En este contexto, la población no estaba preparada para escuchar un argumento a favor del alza de combustible. Aunque quizá ese argumento tenga sentido: la mitad de la gasolina que se consume en México es importada, los precios internacionales del petróleo están subiendo, el peso mexicano se ha devaluado y los subsidios al combustible quizá no sean la mejor forma de invertir los escasos recursos fiscales.

Pero no se trata de un problema del mensaje, sino del mensajero. Cualquier cosa que salga de la boca de Peña Nieto sonará falso e ilegítimo. Su impopularidad se atraviesa en el camino de las políticas públicas y podría incluso convertirse en una amenaza a la estabilidad política en el futuro cercano.

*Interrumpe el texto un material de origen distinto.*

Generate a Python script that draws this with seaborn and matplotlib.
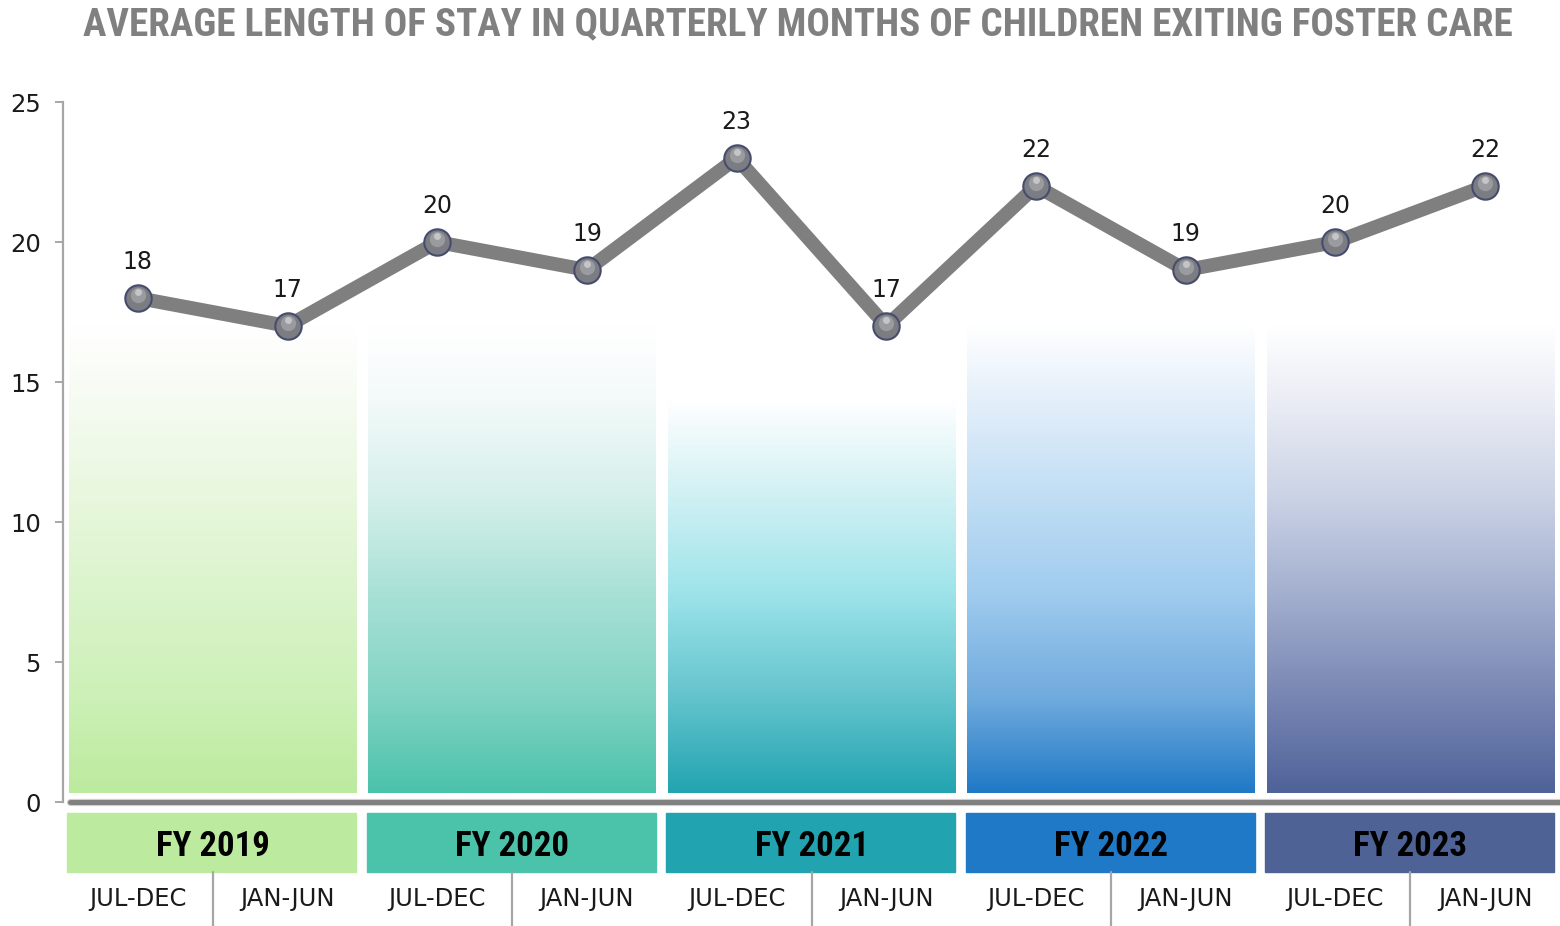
import numpy as np
import pandas as pd
import matplotlib
matplotlib.use("Agg")
import matplotlib.pyplot as plt
import matplotlib.font_manager as fm
from matplotlib.colors import LinearSegmentedColormap
from matplotlib.transforms import offset_copy
import seaborn as sns

# data
fiscal_years = ["FY 2019", "FY 2020", "FY 2021", "FY 2022", "FY 2023"]
periods = ["JUL-DEC", "JAN-JUN"] * 5
avg_stay = [18, 17, 20, 19, 23, 17, 22, 19, 20, 22]

# styling
fy_colors = ["#BCEA9E", "#4BC2AA", "#22A4B0", "#2079C6", "#4F6296"]
gradient_stops = [
    ["#BCEA9E", "#CCF0B6", "#DBF4CC", "#E8F7DD", "#F6FBF2", "#FFFFFF"],
    ["#4BC2AA", "#80D3C3", "#A9E1D6", "#D4EFEA", "#F3FAF9", "#FFFFFF"],
    ["#22A4B0", "#62C3CC", "#9EE4EA", "#CFF0F3", "#FFFFFF", "#FFFFFF"],
    ["#2079C6", "#6FAADD", "#A0CCEE", "#C0DDF4", "#E3EFFA", "#FFFFFF"],
    ["#4F6299", "#7785B2", "#A4B0CF", "#CAD2E5", "#EBEDF5", "#FFFFFF"],
]
stop_pos = [0.0, 0.2, 0.43, 0.63, 0.84, 1.0]

df = pd.DataFrame({"idx": np.arange(len(avg_stay)), "period": periods, "value": avg_stay})

sns.set_theme(style="white")
names = {f.name for f in fm.fontManager.ttflist}
condensed = [n for n in ["Liberation Sans Narrow", "DejaVu Sans Condensed", "Roboto Condensed",
                         "Open Sans Condensed", "Noto Sans Condensed"] if n in names]
bold_family = condensed[:1] + ["DejaVu Sans"]
plt.rcParams["font.family"] = ["DejaVu Sans"]

fig = plt.figure(figsize=(15.6, 9.26), dpi=100)
ax = fig.add_axes([63 / 1560, 1 - 802 / 926, 1 - 63 / 1560, 700 / 926])
renderer = fig.canvas.get_renderer()


def fit_width(txt, target_px):
    w = txt.get_window_extent(renderer).width
    txt.set_fontsize(txt.get_fontsize() * target_px / w)


# gradient panels, one per fiscal year
grad = np.linspace(0, 1, 256).reshape(-1, 1)
for i, fy in enumerate(fiscal_years):
    cmap = LinearSegmentedColormap.from_list(fy, list(zip(stop_pos, gradient_stops[i])))
    ax.imshow(grad, cmap=cmap, origin="lower", aspect="auto",
              extent=(2 * i - 0.46, 2 * i + 1.46, 0.32, 17), zorder=1)

# x baseline
ax.axhline(0, xmin=0.005, xmax=1, color="#D0D0D0", lw=5.2, zorder=2, clip_on=False)
ax.axhline(0, xmin=0.005, xmax=1, color="#808080", lw=3.6, zorder=3, clip_on=False)

# line + sphere markers
sns.lineplot(data=df, x="idx", y="value", ax=ax, color="#7F7F7F", lw=10, zorder=4)
sns.scatterplot(data=df, x="idx", y="value", ax=ax, s=19 ** 2, color="#7C7D82",
                edgecolor="#454C6E", linewidth=1.5, zorder=5)
hl = offset_copy(ax.transData, fig=fig, x=0, y=2.5, units="points")
ax.plot(df["idx"], df["value"], "o", ms=11, color="#9A9B9F", mew=0, transform=hl, zorder=6)
hl2 = offset_copy(ax.transData, fig=fig, x=0, y=4, units="points")
ax.plot(df["idx"], df["value"], "o", ms=5, color="#C4C5C8", mew=0, transform=hl2, zorder=7)

for x, v in zip(df["idx"], df["value"]):
    ax.annotate(f"{v}", (x, v), xytext=(0, 17), textcoords="offset points",
                ha="center", va="bottom", fontsize=17, color="#1A1A1A", zorder=8)

ax.set_xlim(-0.5, 9.5)
ax.set_ylim(0, 25)
ax.set_yticks([0, 5, 10, 15, 20, 25])
ax.set_xticks([])
ax.set_xlabel("")
ax.set_ylabel("")
for s in ["top", "right", "bottom"]:
    ax.spines[s].set_visible(False)
ax.spines["left"].set_color("#A6A6A6")
ax.spines["left"].set_linewidth(1.6)
ax.tick_params(axis="y", left=True, length=6, width=1.4, color="#A6A6A6",
               pad=10, labelsize=17.5, labelcolor="#1A1A1A")

# fiscal year boxes and period labels below the axis
for i, fy in enumerate(fiscal_years):
    ax.add_patch(plt.Rectangle((2 * i - 0.47, -2.5), 1.93, 2.107, color=fy_colors[i],
                               clip_on=False, zorder=2))
    t = ax.text(2 * i + 0.5, -1.6, fy, ha="center", va="center", fontsize=19,
                fontweight="bold", family=bold_family, color="black", clip_on=False)
    fit_width(t, 114)
    ax.plot([2 * i + 0.5, 2 * i + 0.5], [-2.5, -4.45], color="#A6A6A6", lw=1.6,
            clip_on=False)
for x, p in zip(df["idx"], df["period"]):
    ax.text(x, -3.47, p, ha="center", va="center", fontsize=17.5, color="#1A1A1A",
            clip_on=False)

title = fig.text(0.5115, 0.973,
                 "AVERAGE LENGTH OF STAY IN QUARTERLY MONTHS OF CHILDREN EXITING FOSTER CARE",
                 ha="center", va="center", fontsize=21, fontweight="bold",
                 family=bold_family, color="#808080")
fit_width(title, 1427)

fig.savefig("out.png", dpi=100)
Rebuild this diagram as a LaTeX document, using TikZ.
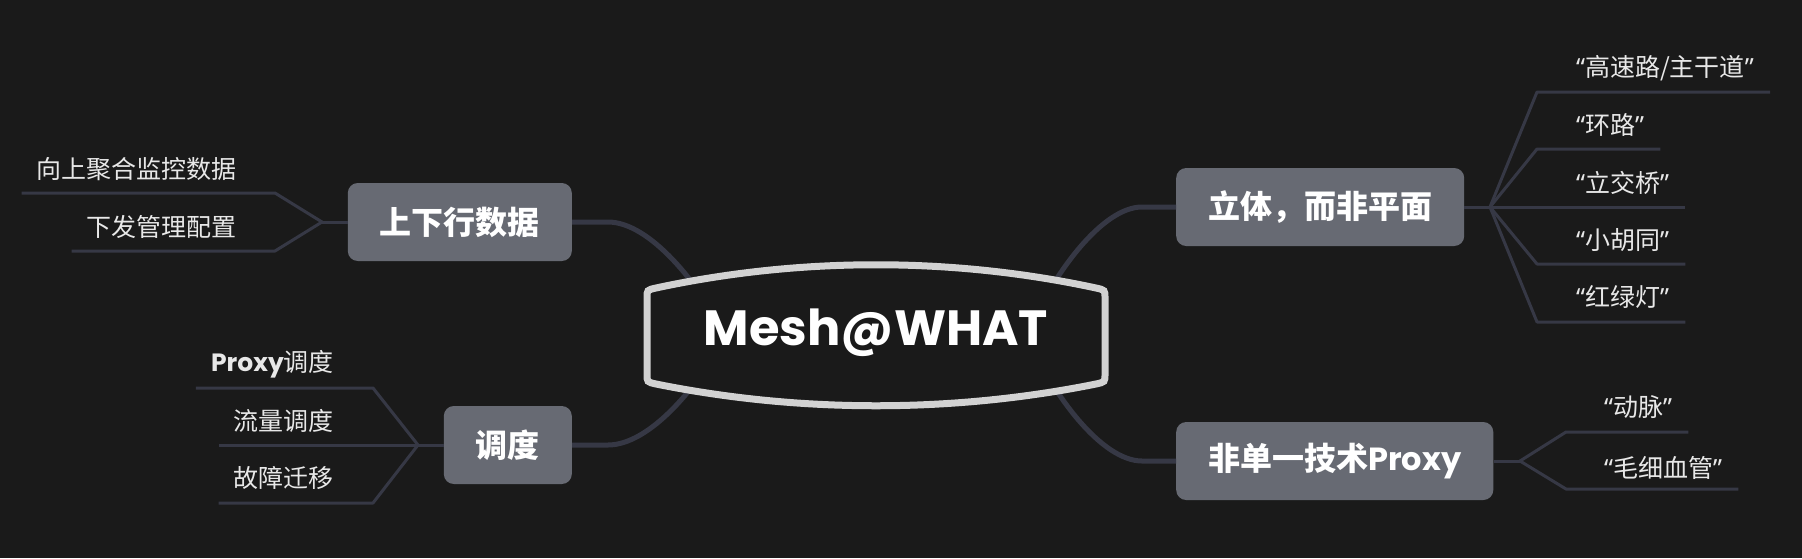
\documentclass[tikz,border=0pt]{standalone}
\usepackage{fontspec}
\setmainfont{Noto Sans CJK SC}
\newfontfamily\pop{Poppins}
\newfontfamily\qfont{Noto Sans}
\newcommand\qopen{{\qfont “}}
\newcommand\qclose{{\qfont ”}}
\usetikzlibrary{calc}
\definecolor{bg}{RGB}{26,26,26}
\definecolor{lineC}{RGB}{54,56,69}
\definecolor{boxC}{RGB}{103,106,115}
\definecolor{ringC}{RGB}{210,210,210}
\definecolor{leafT}{RGB}{232,232,232}
\begin{document}
\begin{tikzpicture}[x=1pt,y=-1pt,
  conn/.style={line width=5pt, draw=lineC},
  twig/.style={line width=3pt, draw=lineC, line join=round},
  topic/.style={fill=boxC, rounded corners=10pt, minimum height=78pt, inner xsep=32pt, inner ysep=0pt, text=white, font=\fontsize{32}{38}\selectfont\bfseries},
  leaf/.style={text=leafT, inner sep=0pt, font=\fontsize{25}{30}\selectfont},
]
\fill[bg] (0,0) rectangle (1802,558);

% topic boxes
\node[topic, anchor=east] (up) at (572,222) {上下行数据};
\node[topic, anchor=east] (dd) at (572,445) {调度};
\node[topic, anchor=west] (lt) at (1176,207) {立体，而非平面};
\node[topic, anchor=west] (px) at (1176,461) {非单一技术{\pop Proxy}};

% hidden ends of main connectors (under central node)
\coordinate (cL) at (725,335);
\coordinate (cR) at (1027,335);

% main connectors
\draw[conn] (up.east) -- (608,222) .. controls (650,222) and (700,285) .. (cL);
\draw[conn] (dd.east) -- (608,445) .. controls (650,445) and (700,385) .. (cL);
\draw[conn] (lt.west) -- (1142,207) .. controls (1102,207) and (1052,275) .. (cR);
\draw[conn] (px.west) -- (1142,461) .. controls (1102,461) and (1052,395) .. (cR);

% central node
\path[fill=bg, draw=ringC, line width=7pt]
  (647,374) -- (647,298) .. controls (647,290) .. (656,288)
  .. controls (800,257) and (952,257) .. (1096,288)
  .. controls (1105,290) .. (1105,298) -- (1105,374)
  .. controls (1105,382) .. (1096,384)
  .. controls (952,413) and (800,413) .. (656,384)
  .. controls (647,382) .. (647,374) -- cycle;
\node[text=white, font=\pop\fontsize{49.5}{58}\selectfont\bfseries] (c) at (876,333) {Mesh@WHAT};

% ---- left group: 上下行数据
\coordinate (ub) at (322,222);
\coordinate (ue1) at (275,193);
\coordinate (ue2) at (275,251);
\node[leaf, anchor=east] (u1) at (237,169) {向上聚合监控数据};
\node[leaf, anchor=east] (u2) at (237,227) {下发管理配置};
\draw[twig] (up.west) -- (ub);
\draw[twig] (ub) -- (ue1) -- ([xshift=-15pt]u1.west |- ue1);
\draw[twig] (ub) -- (ue2) -- ([xshift=-15pt]u2.west |- ue2);

% ---- left group: 调度
\coordinate (db) at (418,445);
\coordinate (de1) at (373,388);
\coordinate (de2) at (373,445);
\coordinate (de3) at (373,503);
\node[leaf, anchor=east] (d1) at (334,364) {{\pop\bfseries Proxy}调度};
\node[leaf, anchor=east] (d2) at (334,421) {流量调度};
\node[leaf, anchor=east] (d3) at (334,478) {故障迁移};
\draw[twig] (dd.west) -- (db);
\draw[twig] (db) -- (de1) -- ([xshift=-15pt]d1.west |- de1);
\draw[twig] (db) -- (de2) -- ([xshift=-15pt]d2.west |- de2);
\draw[twig] (db) -- (de3) -- ([xshift=-15pt]d3.west |- de3);

% ---- right group: 立体，而非平面
\coordinate (lb) at (1490,207);
\coordinate (le1) at (1537,92);
\coordinate (le2) at (1537,149);
\coordinate (le3) at (1537,207);
\coordinate (le4) at (1537,264);
\coordinate (le5) at (1537,322);
\node[leaf, anchor=west] (l1) at (1576,68) {\qopen 高速路/主干道\qclose};
\node[leaf, anchor=west] (l2) at (1576,125) {\qopen 环路\qclose};
\node[leaf, anchor=west] (l3) at (1576,183) {\qopen 立交桥\qclose};
\node[leaf, anchor=west] (l4) at (1576,240) {\qopen 小胡同\qclose};
\node[leaf, anchor=west] (l5) at (1576,297) {\qopen 红绿灯\qclose};
\draw[twig] (lt.east) -- (lb);
\draw[twig] (lb) -- (le1) -- ([xshift=16pt]l1.east |- le1);
\draw[twig] (lb) -- (le2) -- ([xshift=16pt]l2.east |- le2);
\draw[twig] (lb) -- (le3) -- ([xshift=16pt]l3.east |- le3);
\draw[twig] (lb) -- (le4) -- ([xshift=16pt]l4.east |- le4);
\draw[twig] (lb) -- (le5) -- ([xshift=16pt]l5.east |- le5);

% ---- right group: 非单一技术Proxy
\coordinate (pb) at (1520,461);
\coordinate (pe1) at (1566,432);
\coordinate (pe2) at (1566,489);
\node[leaf, anchor=west] (p1) at (1604,407) {\qopen 动脉\qclose};
\node[leaf, anchor=west] (p2) at (1604,468) {\qopen 毛细血管\qclose};
\draw[twig] (px.east) -- (pb);
\draw[twig] (pb) -- (pe1) -- ([xshift=16pt]p1.east |- pe1);
\draw[twig] (pb) -- (pe2) -- ([xshift=16pt]p2.east |- pe2);
\end{tikzpicture}
\end{document}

Dado que no hay una fórmula mágica para resolver este problema antes del término de su mandato en diciembre de 2018, el presidente, en beneficio del país, debería mantenerse al margen y dejar a algunos de sus ministros tomar el liderazgo de los temas difíciles. Peña Nieto podría tratar de renovar el gabinete con gente fuera de su entorno para inyectarle oxígeno al gobierno.

La incorporación de Videgaray equivale a lo contrario: una bombona de monóxido de carbono. También debería tratar de llevar ante la justicia a algunos miembros del club de gobernadores ladrones (¿Duarte, quizás?) y, por último, debería tratar de demostrar carácter frente a Donald Trump.

O dejar que otros lo hagan.

O tal vez podría no hacer nada, solo pretender que es un presidente dinámico y popular y lidiar con muchas más semanas como esta.

Alejandro Hope es analista de seguridad y columnista del diario mexicano El Universal.